Birdy studied at Durlston Court Prep School in Barton on Sea, at Priestlands School, and at Brockenhurst College, a sixth form college in the New Forest. Her maternal grandfather was Captain John Christopher Ingram Roper-Curzon, the 20th Baron Teynham, and she grew up on the family estate near Lymington, Hampshire. Her great-uncle was the actor Sir Dirk Bogarde. She has English, Belgian (Flemish), Dutch and Scottish ancestry.

Birdy's second given name, Lucilla, was the name of her father's stepmother.

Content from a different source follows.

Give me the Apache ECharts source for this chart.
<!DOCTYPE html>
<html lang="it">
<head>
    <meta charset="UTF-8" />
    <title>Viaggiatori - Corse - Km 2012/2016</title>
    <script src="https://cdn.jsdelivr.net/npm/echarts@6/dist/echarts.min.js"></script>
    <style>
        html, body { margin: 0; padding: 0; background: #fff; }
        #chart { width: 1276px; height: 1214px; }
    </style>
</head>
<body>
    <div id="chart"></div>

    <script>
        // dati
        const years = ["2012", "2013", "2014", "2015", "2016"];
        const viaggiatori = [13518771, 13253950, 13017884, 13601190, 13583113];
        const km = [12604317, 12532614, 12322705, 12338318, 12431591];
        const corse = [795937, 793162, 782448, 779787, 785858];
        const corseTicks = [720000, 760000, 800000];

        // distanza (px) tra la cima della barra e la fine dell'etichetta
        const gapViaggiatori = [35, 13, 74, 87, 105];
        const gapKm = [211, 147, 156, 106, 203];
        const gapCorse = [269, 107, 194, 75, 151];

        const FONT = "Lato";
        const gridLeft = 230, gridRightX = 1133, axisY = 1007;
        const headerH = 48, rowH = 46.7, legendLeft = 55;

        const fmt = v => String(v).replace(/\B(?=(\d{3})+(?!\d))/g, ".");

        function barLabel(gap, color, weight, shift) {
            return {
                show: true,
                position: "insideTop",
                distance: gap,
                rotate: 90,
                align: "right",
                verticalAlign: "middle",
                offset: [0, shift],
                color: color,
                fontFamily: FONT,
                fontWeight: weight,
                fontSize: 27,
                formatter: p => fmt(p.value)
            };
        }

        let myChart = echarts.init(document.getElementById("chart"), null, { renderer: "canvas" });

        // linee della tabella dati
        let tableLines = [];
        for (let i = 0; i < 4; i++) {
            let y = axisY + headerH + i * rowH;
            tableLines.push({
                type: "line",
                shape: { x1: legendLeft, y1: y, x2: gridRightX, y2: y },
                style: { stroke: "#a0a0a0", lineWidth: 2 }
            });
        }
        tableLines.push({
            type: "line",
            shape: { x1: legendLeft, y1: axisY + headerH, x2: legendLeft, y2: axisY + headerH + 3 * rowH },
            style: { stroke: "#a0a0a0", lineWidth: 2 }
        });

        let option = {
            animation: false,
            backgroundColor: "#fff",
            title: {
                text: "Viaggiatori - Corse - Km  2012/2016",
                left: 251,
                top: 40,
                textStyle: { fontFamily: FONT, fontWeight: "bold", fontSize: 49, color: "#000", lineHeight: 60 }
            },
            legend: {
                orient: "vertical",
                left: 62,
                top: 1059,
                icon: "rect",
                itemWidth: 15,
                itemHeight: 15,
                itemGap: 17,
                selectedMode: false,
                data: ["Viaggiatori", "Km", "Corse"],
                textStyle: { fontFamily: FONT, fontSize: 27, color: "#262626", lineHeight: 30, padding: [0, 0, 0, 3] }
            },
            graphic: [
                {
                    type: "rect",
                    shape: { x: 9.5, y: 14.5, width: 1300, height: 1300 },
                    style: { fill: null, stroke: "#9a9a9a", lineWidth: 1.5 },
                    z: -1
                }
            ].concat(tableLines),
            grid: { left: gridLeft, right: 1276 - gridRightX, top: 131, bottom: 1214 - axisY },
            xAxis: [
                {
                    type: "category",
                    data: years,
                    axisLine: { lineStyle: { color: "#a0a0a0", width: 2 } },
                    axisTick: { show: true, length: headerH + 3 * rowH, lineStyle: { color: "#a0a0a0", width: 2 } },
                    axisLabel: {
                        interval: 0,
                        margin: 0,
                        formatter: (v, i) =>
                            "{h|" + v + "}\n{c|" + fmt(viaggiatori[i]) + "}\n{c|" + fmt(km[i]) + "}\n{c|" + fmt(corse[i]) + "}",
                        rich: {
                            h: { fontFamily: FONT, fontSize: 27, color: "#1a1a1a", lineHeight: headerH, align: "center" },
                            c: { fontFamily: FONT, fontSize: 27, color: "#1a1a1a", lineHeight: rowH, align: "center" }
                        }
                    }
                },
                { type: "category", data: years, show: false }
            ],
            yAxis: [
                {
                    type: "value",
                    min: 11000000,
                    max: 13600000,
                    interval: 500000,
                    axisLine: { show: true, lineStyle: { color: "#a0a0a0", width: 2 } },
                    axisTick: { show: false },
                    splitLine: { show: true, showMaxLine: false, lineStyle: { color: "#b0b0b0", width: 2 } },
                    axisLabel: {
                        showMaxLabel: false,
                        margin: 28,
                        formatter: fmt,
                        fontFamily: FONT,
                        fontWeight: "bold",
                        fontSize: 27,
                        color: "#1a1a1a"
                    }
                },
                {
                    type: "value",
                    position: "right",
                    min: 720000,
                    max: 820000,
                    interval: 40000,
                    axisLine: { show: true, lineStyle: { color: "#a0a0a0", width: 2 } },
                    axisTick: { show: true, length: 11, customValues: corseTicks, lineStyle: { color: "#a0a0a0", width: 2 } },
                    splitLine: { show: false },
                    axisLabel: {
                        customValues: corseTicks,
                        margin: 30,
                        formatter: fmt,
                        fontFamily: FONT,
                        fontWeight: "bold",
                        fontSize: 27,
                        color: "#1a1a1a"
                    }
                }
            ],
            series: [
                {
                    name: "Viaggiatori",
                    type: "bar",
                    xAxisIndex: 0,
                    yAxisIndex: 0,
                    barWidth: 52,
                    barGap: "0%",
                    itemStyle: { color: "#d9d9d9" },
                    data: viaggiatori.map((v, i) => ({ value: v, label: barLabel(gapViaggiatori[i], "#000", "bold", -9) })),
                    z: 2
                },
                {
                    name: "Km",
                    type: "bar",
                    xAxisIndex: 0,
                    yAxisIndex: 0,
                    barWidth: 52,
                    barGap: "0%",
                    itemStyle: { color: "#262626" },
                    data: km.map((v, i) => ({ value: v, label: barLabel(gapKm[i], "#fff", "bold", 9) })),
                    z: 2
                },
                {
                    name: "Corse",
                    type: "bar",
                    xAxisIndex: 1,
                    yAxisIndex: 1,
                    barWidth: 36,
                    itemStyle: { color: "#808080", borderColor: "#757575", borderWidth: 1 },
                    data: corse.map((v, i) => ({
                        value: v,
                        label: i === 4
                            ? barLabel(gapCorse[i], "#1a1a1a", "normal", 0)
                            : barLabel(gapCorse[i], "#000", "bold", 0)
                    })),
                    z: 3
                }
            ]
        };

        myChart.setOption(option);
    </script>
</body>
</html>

Birdy's stage name comes from the nickname her parents gave her as a baby, because she opened her mouth like a little bird when being fed.

Career

2008–2012: Early career

In 2008, while still a 12-year-old pupil at Durlston Court Preparatory School, Birdy won the UK talent contest Open Mic UK, a spinoff of the Live and Unsigned competition. She won both the under-18s category and the Grand Prize, against 10,000 other competitors. She performed her own song, called "So Be Free", at the competition in front of 2,000 people.

In 2009, Birdy performed live on piano for BBC Radio 3's Pianothon in London. In January 2011, at the age of 14, Birdy released a cover version of Bon Iver's song "Skinny Love". The song became her first hit on the UK Singles Chart, peaking at 17. The single was chosen as "Record of the Week" by UK radio DJ Fearne Cotton, resulting in it being added to BBC Radio 1's B‑list playlist as soon as it was released in March 2011. The official music video for the song was directed by Sophie Muller. The song was also featured on The Vampire Diaries episode "The Sun Also Rises", which aired on 5 May 2011. "Skinny Love" peaked at number 1 in the Netherlands.

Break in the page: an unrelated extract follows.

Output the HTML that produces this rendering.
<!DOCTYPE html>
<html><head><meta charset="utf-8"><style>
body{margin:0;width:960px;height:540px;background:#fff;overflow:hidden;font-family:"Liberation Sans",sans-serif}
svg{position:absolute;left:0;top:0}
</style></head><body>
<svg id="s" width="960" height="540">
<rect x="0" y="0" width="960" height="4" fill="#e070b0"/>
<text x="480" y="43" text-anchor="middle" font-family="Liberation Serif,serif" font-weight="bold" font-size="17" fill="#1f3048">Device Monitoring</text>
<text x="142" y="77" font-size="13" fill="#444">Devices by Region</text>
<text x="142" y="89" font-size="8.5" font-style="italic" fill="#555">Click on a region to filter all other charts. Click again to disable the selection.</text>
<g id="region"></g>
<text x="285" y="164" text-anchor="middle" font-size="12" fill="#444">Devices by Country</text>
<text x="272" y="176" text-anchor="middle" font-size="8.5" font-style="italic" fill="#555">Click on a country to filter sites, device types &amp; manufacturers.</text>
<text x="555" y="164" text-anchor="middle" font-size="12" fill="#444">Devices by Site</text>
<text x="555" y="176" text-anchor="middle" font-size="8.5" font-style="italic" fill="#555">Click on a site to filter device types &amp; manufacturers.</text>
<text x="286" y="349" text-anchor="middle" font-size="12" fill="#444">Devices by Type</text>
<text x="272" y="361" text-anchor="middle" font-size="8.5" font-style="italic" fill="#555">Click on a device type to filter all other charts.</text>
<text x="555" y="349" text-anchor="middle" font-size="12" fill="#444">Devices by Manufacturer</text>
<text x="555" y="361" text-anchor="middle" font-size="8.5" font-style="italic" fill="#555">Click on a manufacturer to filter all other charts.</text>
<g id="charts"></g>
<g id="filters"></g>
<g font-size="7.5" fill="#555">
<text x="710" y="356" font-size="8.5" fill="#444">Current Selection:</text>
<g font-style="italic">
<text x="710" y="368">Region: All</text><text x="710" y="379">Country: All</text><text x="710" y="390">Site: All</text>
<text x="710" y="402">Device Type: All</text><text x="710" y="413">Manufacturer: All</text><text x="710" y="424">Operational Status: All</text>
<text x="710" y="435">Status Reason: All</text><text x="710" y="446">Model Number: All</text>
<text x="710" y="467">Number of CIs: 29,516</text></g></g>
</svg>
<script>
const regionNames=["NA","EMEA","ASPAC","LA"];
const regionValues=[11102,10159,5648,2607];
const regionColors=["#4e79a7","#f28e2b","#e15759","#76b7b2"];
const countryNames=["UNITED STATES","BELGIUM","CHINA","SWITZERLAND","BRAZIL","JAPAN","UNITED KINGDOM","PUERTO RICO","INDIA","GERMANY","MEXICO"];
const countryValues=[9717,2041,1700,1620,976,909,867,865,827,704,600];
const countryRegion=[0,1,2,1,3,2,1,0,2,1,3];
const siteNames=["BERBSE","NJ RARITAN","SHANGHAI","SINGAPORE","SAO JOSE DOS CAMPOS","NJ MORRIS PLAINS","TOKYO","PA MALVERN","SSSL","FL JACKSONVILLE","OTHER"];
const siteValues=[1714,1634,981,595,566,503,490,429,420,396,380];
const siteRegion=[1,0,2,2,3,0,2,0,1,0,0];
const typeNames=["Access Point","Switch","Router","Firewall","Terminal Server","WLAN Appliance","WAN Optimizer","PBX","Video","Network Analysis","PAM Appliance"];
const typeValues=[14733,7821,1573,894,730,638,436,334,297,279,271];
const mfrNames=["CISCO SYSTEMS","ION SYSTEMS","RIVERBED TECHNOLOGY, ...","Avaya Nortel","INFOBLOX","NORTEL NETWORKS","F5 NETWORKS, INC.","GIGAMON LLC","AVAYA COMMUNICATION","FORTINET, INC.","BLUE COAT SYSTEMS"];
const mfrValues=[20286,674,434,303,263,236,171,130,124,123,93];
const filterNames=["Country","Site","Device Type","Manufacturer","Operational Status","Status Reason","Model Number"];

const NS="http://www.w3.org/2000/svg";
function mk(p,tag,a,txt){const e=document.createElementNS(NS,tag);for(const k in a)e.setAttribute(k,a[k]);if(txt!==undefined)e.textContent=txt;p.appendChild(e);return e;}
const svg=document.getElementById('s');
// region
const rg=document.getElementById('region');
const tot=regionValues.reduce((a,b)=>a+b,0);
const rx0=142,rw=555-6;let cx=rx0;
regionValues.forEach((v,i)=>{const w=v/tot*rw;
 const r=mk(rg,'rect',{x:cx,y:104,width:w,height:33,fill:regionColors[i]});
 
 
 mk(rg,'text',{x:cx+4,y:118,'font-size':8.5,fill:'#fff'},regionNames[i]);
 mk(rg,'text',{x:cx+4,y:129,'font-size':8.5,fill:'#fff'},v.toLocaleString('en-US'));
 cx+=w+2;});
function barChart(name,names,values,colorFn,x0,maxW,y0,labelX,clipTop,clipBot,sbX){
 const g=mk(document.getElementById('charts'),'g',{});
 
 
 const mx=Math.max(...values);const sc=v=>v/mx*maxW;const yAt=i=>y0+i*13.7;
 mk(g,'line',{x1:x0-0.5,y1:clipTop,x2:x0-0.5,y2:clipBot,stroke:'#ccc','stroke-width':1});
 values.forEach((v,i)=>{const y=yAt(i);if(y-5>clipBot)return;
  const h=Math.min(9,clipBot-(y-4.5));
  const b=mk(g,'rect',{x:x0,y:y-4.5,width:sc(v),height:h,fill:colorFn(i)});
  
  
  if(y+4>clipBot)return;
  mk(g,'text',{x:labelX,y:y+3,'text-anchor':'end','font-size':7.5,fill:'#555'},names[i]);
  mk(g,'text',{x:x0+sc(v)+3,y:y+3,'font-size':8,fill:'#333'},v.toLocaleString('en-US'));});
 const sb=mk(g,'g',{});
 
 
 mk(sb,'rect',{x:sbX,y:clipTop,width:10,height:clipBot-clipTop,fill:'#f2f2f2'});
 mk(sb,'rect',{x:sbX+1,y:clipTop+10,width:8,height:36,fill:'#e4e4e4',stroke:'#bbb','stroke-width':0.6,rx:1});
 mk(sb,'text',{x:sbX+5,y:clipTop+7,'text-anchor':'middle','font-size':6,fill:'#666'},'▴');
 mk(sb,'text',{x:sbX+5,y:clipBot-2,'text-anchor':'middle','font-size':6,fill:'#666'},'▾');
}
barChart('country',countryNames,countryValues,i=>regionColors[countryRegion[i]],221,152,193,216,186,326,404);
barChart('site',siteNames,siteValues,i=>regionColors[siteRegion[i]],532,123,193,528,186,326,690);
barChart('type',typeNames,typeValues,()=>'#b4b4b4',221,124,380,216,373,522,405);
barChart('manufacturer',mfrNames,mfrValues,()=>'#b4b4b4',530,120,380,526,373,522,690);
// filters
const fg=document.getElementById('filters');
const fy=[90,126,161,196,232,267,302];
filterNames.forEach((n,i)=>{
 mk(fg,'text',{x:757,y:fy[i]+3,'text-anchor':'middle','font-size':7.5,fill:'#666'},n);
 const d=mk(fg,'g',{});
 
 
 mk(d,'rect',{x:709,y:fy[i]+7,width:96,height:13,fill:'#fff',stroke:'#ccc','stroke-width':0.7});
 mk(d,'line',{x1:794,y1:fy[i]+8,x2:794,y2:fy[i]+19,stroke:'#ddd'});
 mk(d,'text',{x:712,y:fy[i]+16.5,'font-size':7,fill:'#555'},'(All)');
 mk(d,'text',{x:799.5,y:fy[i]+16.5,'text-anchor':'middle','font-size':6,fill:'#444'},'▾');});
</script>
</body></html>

Since then, Birdy has covered a number of songs, including "The A Team" by Ed Sheeran and the xx's "Shelter". On 19 July 2011, she performed in BBC Radio 1's Live Lounge. In the session, she performed both "Shelter" and "The A Team". Her cover of "Shelter" was also featured on The Vampire Diaries episode "The End of the Affair", which aired on 29 September 2011.

Birdy's eponymous debut album of cover versions (plus one original song written by her) was released on 7 November 2011; the album peaked at No. 13 in the UK, No. 40 in Ireland and number 1 in Belgium, the Netherlands and Australia. In August 2012 her début album peaked at number one in Australia, while the singles "Skinny Love" and "People Help the People" peaked at numbers 2 and 10 respectively.

In June 2012, Birdy contributed the song "Learn Me Right" with Mumford & Sons to the Pixar film Brave for which she received her first Grammy Award nomination.

On 7 August 2012, Birdy released her "Live in London" EP, which contained  eight songs. This included her cover of Ed Sheeran's "The A Team" and her song from The Hunger Games soundtrack, "Just a Game". On 29 August 2012 Birdy performed ANOHNI's song "Bird Gerhl" (from Antony and the Johnsons' I Am a Bird Now album) during the opening ceremony of the London Paralympic Games. In October 2012, Birdy sang live on French TV music programme Taratata, performing "Call Me Maybe" by Carly Rae Jepsen.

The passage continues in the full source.